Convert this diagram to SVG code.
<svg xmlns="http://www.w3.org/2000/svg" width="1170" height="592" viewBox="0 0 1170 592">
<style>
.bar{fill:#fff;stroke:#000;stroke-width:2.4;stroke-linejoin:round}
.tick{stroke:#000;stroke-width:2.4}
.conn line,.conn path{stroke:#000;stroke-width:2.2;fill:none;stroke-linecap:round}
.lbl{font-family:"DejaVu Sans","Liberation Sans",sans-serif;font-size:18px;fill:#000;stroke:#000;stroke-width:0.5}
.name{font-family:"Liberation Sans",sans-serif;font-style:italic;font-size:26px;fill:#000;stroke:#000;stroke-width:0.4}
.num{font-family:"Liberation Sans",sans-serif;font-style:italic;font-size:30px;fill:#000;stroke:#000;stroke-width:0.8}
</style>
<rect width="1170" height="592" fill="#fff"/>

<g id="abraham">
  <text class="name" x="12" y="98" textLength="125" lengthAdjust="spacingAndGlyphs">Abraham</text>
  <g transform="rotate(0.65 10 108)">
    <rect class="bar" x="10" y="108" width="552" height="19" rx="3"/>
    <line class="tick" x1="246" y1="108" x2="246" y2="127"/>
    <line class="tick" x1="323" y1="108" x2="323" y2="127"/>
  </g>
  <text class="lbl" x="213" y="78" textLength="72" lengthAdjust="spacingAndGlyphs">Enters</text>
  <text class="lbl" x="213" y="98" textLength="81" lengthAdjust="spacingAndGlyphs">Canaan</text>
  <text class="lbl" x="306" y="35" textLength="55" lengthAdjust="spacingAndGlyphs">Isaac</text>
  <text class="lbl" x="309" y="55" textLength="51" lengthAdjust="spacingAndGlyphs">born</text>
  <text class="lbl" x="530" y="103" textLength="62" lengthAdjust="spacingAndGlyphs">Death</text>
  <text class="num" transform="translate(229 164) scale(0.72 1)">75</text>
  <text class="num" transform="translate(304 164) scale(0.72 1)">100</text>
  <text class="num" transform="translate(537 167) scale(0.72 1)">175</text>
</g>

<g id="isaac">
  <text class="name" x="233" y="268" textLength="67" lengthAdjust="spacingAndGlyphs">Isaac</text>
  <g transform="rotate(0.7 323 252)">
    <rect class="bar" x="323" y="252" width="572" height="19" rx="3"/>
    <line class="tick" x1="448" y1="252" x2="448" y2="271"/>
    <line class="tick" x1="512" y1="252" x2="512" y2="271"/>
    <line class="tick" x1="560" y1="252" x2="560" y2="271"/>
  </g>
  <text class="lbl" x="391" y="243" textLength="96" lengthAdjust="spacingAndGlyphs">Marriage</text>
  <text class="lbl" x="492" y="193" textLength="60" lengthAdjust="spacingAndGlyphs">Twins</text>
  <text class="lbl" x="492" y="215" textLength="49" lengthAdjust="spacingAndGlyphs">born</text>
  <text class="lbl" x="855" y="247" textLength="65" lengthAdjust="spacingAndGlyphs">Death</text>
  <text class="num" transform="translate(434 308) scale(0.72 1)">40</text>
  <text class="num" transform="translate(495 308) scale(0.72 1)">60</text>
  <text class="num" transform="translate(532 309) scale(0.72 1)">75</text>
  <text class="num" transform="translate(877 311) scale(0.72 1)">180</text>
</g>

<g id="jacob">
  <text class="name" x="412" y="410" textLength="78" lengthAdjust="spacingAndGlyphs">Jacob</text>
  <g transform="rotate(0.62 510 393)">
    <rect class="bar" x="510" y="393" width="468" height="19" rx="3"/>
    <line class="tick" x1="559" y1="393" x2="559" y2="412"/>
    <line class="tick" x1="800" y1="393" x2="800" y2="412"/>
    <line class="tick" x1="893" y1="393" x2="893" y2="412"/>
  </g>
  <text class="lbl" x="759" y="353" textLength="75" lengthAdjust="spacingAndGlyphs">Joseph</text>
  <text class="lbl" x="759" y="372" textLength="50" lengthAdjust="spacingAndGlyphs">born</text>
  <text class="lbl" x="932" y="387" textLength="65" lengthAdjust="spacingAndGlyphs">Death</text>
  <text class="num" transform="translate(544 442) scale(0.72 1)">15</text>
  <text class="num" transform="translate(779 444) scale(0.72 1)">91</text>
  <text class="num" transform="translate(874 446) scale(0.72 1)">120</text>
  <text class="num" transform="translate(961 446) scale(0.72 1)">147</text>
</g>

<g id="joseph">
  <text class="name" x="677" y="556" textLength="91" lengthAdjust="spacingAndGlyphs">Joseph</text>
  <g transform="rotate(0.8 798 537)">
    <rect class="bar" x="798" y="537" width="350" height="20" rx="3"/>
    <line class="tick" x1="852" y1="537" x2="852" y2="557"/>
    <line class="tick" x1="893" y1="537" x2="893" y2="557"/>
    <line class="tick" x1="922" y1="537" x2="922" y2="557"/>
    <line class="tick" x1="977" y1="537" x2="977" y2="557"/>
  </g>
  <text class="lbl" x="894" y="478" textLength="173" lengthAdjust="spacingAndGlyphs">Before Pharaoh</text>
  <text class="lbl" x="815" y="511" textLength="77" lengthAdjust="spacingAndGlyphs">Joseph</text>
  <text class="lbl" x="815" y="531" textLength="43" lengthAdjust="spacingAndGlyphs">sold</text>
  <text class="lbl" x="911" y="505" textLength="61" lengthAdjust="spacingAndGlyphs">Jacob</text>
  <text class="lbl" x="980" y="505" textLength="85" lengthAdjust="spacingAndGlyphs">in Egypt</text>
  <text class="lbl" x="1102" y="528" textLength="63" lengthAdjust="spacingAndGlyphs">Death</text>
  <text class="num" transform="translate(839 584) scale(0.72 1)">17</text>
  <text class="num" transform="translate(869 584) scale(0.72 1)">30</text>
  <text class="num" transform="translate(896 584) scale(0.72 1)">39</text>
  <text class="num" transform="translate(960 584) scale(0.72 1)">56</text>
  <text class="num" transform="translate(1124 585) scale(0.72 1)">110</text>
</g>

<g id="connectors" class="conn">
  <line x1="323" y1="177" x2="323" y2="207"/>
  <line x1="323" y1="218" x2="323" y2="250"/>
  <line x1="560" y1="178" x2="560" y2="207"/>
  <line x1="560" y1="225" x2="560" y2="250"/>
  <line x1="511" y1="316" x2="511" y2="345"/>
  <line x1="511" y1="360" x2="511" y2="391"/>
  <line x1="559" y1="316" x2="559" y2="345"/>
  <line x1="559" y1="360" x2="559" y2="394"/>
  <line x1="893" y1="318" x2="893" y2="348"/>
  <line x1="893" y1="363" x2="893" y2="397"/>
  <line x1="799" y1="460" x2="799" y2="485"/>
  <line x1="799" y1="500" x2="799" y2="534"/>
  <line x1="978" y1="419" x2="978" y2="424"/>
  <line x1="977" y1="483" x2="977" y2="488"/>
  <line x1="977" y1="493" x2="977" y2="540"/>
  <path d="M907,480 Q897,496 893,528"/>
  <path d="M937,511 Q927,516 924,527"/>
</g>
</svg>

☆ ☆ ☆ ☆ ☆ ☆ ☆

**Do this:**
Output every line above without altering anything.

**Task output:**
Convert this diagram to SVG code.
<svg xmlns="http://www.w3.org/2000/svg" width="1170" height="592" viewBox="0 0 1170 592">
<style>
.bar{fill:#fff;stroke:#000;stroke-width:2.4;stroke-linejoin:round}
.tick{stroke:#000;stroke-width:2.4}
.conn line,.conn path{stroke:#000;stroke-width:2.2;fill:none;stroke-linecap:round}
.lbl{font-family:"DejaVu Sans","Liberation Sans",sans-serif;font-size:18px;fill:#000;stroke:#000;stroke-width:0.5}
.name{font-family:"Liberation Sans",sans-serif;font-style:italic;font-size:26px;fill:#000;stroke:#000;stroke-width:0.4}
.num{font-family:"Liberation Sans",sans-serif;font-style:italic;font-size:30px;fill:#000;stroke:#000;stroke-width:0.8}
</style>
<rect width="1170" height="592" fill="#fff"/>

<g id="abraham">
  <text class="name" x="12" y="98" textLength="125" lengthAdjust="spacingAndGlyphs">Abraham</text>
  <g transform="rotate(0.65 10 108)">
    <rect class="bar" x="10" y="108" width="552" height="19" rx="3"/>
    <line class="tick" x1="246" y1="108" x2="246" y2="127"/>
    <line class="tick" x1="323" y1="108" x2="323" y2="127"/>
  </g>
  <text class="lbl" x="213" y="78" textLength="72" lengthAdjust="spacingAndGlyphs">Enters</text>
  <text class="lbl" x="213" y="98" textLength="81" lengthAdjust="spacingAndGlyphs">Canaan</text>
  <text class="lbl" x="306" y="35" textLength="55" lengthAdjust="spacingAndGlyphs">Isaac</text>
  <text class="lbl" x="309" y="55" textLength="51" lengthAdjust="spacingAndGlyphs">born</text>
  <text class="lbl" x="530" y="103" textLength="62" lengthAdjust="spacingAndGlyphs">Death</text>
  <text class="num" transform="translate(229 164) scale(0.72 1)">75</text>
  <text class="num" transform="translate(304 164) scale(0.72 1)">100</text>
  <text class="num" transform="translate(537 167) scale(0.72 1)">175</text>
</g>

<g id="isaac">
  <text class="name" x="233" y="268" textLength="67" lengthAdjust="spacingAndGlyphs">Isaac</text>
  <g transform="rotate(0.7 323 252)">
    <rect class="bar" x="323" y="252" width="572" height="19" rx="3"/>
    <line class="tick" x1="448" y1="252" x2="448" y2="271"/>
    <line class="tick" x1="512" y1="252" x2="512" y2="271"/>
    <line class="tick" x1="560" y1="252" x2="560" y2="271"/>
  </g>
  <text class="lbl" x="391" y="243" textLength="96" lengthAdjust="spacingAndGlyphs">Marriage</text>
  <text class="lbl" x="492" y="193" textLength="60" lengthAdjust="spacingAndGlyphs">Twins</text>
  <text class="lbl" x="492" y="215" textLength="49" lengthAdjust="spacingAndGlyphs">born</text>
  <text class="lbl" x="855" y="247" textLength="65" lengthAdjust="spacingAndGlyphs">Death</text>
  <text class="num" transform="translate(434 308) scale(0.72 1)">40</text>
  <text class="num" transform="translate(495 308) scale(0.72 1)">60</text>
  <text class="num" transform="translate(532 309) scale(0.72 1)">75</text>
  <text class="num" transform="translate(877 311) scale(0.72 1)">180</text>
</g>

<g id="jacob">
  <text class="name" x="412" y="410" textLength="78" lengthAdjust="spacingAndGlyphs">Jacob</text>
  <g transform="rotate(0.62 510 393)">
    <rect class="bar" x="510" y="393" width="468" height="19" rx="3"/>
    <line class="tick" x1="559" y1="393" x2="559" y2="412"/>
    <line class="tick" x1="800" y1="393" x2="800" y2="412"/>
    <line class="tick" x1="893" y1="393" x2="893" y2="412"/>
  </g>
  <text class="lbl" x="759" y="353" textLength="75" lengthAdjust="spacingAndGlyphs">Joseph</text>
  <text class="lbl" x="759" y="372" textLength="50" lengthAdjust="spacingAndGlyphs">born</text>
  <text class="lbl" x="932" y="387" textLength="65" lengthAdjust="spacingAndGlyphs">Death</text>
  <text class="num" transform="translate(544 442) scale(0.72 1)">15</text>
  <text class="num" transform="translate(779 444) scale(0.72 1)">91</text>
  <text class="num" transform="translate(874 446) scale(0.72 1)">120</text>
  <text class="num" transform="translate(961 446) scale(0.72 1)">147</text>
</g>

<g id="joseph">
  <text class="name" x="677" y="556" textLength="91" lengthAdjust="spacingAndGlyphs">Joseph</text>
  <g transform="rotate(0.8 798 537)">
    <rect class="bar" x="798" y="537" width="350" height="20" rx="3"/>
    <line class="tick" x1="852" y1="537" x2="852" y2="557"/>
    <line class="tick" x1="893" y1="537" x2="893" y2="557"/>
    <line class="tick" x1="922" y1="537" x2="922" y2="557"/>
    <line class="tick" x1="977" y1="537" x2="977" y2="557"/>
  </g>
  <text class="lbl" x="894" y="478" textLength="173" lengthAdjust="spacingAndGlyphs">Before Pharaoh</text>
  <text class="lbl" x="815" y="511" textLength="77" lengthAdjust="spacingAndGlyphs">Joseph</text>
  <text class="lbl" x="815" y="531" textLength="43" lengthAdjust="spacingAndGlyphs">sold</text>
  <text class="lbl" x="911" y="505" textLength="61" lengthAdjust="spacingAndGlyphs">Jacob</text>
  <text class="lbl" x="980" y="505" textLength="85" lengthAdjust="spacingAndGlyphs">in Egypt</text>
  <text class="lbl" x="1102" y="528" textLength="63" lengthAdjust="spacingAndGlyphs">Death</text>
  <text class="num" transform="translate(839 584) scale(0.72 1)">17</text>
  <text class="num" transform="translate(869 584) scale(0.72 1)">30</text>
  <text class="num" transform="translate(896 584) scale(0.72 1)">39</text>
  <text class="num" transform="translate(960 584) scale(0.72 1)">56</text>
  <text class="num" transform="translate(1124 585) scale(0.72 1)">110</text>
</g>

<g id="connectors" class="conn">
  <line x1="323" y1="177" x2="323" y2="207"/>
  <line x1="323" y1="218" x2="323" y2="250"/>
  <line x1="560" y1="178" x2="560" y2="207"/>
  <line x1="560" y1="225" x2="560" y2="250"/>
  <line x1="511" y1="316" x2="511" y2="345"/>
  <line x1="511" y1="360" x2="511" y2="391"/>
  <line x1="559" y1="316" x2="559" y2="345"/>
  <line x1="559" y1="360" x2="559" y2="394"/>
  <line x1="893" y1="318" x2="893" y2="348"/>
  <line x1="893" y1="363" x2="893" y2="397"/>
  <line x1="799" y1="460" x2="799" y2="485"/>
  <line x1="799" y1="500" x2="799" y2="534"/>
  <line x1="978" y1="419" x2="978" y2="424"/>
  <line x1="977" y1="483" x2="977" y2="488"/>
  <line x1="977" y1="493" x2="977" y2="540"/>
  <path d="M907,480 Q897,496 893,528"/>
  <path d="M937,511 Q927,516 924,527"/>
</g>
</svg>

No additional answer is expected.